(Task requirements): Find the string "that" in the records. Copy every line it appears in.

(Input material):
____

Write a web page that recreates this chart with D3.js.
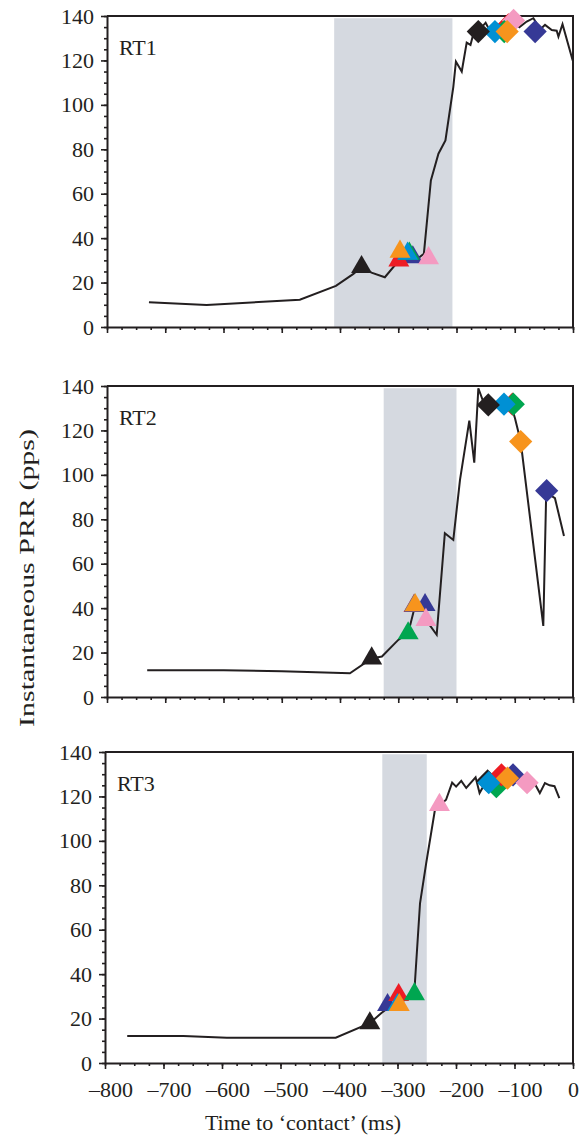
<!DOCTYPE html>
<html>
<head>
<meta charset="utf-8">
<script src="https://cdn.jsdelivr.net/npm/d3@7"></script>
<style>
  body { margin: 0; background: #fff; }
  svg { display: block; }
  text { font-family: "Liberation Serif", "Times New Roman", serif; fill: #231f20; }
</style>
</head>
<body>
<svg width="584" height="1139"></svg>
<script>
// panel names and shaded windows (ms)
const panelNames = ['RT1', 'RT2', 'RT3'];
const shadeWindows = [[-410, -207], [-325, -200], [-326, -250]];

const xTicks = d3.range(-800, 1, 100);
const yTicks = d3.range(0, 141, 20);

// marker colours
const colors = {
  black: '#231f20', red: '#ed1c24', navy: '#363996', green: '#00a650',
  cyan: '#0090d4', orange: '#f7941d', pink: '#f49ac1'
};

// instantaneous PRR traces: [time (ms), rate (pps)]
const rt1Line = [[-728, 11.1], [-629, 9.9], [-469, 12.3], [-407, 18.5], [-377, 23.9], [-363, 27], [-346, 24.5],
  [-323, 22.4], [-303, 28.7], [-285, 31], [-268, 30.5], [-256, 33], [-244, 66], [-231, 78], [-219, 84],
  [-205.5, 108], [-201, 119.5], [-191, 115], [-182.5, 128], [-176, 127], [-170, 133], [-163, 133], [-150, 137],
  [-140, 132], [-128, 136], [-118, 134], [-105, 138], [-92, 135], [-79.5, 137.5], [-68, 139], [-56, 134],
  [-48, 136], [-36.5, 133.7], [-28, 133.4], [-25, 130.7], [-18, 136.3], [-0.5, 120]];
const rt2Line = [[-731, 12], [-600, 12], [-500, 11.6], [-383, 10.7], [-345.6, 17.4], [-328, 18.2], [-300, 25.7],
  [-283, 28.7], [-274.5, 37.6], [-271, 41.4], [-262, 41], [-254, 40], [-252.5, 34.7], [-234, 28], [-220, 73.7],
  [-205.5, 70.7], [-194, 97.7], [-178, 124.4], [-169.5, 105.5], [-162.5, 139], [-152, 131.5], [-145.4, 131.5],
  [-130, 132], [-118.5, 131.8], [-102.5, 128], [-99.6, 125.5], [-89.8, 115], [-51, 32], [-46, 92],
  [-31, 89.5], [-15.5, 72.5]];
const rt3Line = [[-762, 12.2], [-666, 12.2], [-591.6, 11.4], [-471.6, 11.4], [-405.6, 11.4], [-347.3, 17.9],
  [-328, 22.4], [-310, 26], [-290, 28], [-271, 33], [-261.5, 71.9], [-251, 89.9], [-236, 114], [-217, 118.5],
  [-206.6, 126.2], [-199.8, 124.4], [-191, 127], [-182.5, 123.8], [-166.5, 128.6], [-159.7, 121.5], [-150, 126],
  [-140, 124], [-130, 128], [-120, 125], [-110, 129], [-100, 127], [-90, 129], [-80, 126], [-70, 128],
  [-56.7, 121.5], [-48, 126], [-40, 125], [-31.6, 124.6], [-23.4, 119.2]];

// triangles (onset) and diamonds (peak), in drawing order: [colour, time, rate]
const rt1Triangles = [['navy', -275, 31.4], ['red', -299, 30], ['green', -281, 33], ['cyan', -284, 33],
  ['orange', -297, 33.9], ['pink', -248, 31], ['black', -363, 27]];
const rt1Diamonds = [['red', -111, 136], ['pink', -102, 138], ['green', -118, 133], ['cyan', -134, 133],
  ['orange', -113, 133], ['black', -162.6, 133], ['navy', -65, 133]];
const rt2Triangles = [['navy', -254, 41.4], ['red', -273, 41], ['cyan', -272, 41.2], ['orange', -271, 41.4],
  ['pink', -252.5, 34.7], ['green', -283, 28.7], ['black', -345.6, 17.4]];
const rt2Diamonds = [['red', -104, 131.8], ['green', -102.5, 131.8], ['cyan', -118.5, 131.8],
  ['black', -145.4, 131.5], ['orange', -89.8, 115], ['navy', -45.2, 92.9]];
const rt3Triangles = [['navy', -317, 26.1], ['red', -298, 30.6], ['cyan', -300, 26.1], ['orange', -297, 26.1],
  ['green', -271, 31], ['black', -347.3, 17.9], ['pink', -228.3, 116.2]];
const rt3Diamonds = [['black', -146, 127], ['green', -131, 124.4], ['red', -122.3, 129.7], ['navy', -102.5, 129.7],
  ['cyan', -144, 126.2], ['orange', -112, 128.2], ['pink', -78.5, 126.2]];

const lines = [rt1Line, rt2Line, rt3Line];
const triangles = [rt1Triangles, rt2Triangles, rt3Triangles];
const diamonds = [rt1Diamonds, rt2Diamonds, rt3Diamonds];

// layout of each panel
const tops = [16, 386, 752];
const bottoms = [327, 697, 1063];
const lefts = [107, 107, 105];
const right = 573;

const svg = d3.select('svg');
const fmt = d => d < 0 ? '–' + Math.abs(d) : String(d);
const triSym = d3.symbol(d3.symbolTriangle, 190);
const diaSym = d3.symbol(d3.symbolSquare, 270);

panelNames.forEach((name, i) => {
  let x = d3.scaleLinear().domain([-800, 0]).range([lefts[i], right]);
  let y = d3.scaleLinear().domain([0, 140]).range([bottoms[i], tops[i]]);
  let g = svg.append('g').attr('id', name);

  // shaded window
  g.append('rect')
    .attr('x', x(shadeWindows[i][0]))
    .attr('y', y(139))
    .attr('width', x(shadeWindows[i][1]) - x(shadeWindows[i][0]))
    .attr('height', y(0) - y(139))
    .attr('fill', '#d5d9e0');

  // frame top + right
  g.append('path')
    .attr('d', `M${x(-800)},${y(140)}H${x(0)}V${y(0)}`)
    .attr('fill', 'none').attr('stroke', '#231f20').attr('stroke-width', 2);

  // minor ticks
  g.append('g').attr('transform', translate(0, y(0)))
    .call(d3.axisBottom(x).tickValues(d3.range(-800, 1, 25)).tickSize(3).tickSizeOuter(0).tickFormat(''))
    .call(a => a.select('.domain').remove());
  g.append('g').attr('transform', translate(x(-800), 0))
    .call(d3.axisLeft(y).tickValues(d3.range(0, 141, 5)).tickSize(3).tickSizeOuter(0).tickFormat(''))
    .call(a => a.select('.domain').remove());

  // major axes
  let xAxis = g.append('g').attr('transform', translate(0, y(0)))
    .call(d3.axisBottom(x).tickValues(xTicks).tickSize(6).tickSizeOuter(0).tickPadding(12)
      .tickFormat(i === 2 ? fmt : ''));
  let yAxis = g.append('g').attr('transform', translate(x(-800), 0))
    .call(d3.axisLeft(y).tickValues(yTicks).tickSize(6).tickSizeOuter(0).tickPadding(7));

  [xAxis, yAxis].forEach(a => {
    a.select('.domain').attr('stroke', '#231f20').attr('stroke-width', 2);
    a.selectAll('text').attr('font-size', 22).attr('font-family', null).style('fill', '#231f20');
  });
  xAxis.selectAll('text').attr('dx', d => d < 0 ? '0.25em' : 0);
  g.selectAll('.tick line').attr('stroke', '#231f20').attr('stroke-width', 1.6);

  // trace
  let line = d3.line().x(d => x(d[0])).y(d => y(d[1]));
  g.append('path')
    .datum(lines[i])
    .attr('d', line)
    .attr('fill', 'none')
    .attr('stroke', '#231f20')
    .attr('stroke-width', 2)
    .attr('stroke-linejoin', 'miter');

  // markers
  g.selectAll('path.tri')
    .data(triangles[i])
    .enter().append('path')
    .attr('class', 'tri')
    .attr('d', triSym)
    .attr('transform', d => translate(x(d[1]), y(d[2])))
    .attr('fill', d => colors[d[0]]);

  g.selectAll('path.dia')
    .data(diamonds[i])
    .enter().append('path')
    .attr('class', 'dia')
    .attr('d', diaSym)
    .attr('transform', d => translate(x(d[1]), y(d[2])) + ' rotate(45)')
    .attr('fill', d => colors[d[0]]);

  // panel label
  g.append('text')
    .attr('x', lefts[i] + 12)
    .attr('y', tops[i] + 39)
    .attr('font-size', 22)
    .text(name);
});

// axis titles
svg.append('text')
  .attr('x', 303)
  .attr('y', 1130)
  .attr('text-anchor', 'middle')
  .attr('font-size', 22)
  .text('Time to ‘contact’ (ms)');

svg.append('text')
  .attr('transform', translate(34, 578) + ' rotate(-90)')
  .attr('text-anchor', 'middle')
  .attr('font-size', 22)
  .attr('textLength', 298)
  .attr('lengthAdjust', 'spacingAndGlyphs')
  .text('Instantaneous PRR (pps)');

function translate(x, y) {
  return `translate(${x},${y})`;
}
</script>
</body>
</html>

____

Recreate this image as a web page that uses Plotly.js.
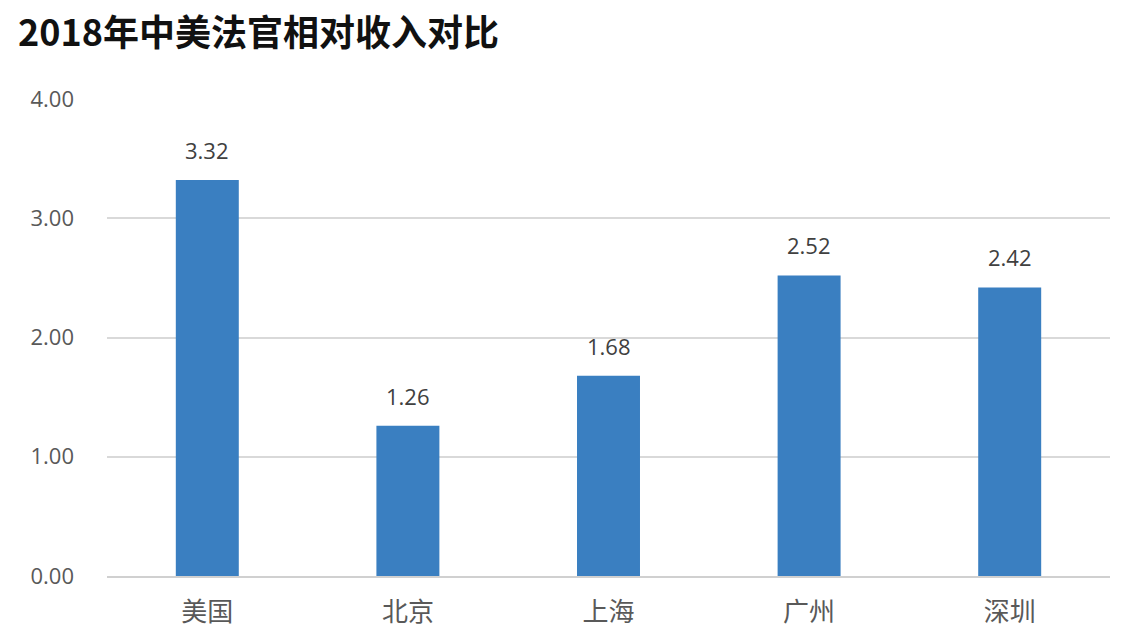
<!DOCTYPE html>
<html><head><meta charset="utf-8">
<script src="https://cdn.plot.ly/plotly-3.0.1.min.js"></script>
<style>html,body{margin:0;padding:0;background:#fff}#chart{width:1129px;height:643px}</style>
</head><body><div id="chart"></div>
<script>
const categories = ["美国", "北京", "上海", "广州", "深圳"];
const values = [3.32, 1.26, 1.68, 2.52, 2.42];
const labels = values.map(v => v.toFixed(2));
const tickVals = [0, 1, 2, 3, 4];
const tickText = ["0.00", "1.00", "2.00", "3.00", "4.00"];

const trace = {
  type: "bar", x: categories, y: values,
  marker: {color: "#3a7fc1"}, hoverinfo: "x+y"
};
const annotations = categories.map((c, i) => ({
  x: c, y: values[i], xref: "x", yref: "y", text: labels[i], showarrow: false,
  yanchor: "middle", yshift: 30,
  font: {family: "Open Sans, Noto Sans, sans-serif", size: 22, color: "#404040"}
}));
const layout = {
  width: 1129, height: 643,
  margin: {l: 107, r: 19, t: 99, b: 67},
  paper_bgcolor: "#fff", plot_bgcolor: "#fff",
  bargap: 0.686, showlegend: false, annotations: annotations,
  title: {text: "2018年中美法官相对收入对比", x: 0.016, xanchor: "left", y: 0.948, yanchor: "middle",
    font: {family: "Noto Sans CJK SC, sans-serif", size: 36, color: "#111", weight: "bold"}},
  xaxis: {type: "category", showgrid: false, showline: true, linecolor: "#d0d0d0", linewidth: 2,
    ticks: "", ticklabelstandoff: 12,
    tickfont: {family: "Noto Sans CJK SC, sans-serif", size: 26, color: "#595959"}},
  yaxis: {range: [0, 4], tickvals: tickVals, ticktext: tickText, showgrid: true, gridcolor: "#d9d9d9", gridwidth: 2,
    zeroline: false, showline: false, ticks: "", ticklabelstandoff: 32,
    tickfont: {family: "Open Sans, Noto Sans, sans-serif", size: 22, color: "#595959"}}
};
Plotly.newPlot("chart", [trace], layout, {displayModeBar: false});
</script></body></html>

____

(Written answer):
Write a web page that recreates this chart with D3.js.
Recreate this image as a web page that uses Plotly.js.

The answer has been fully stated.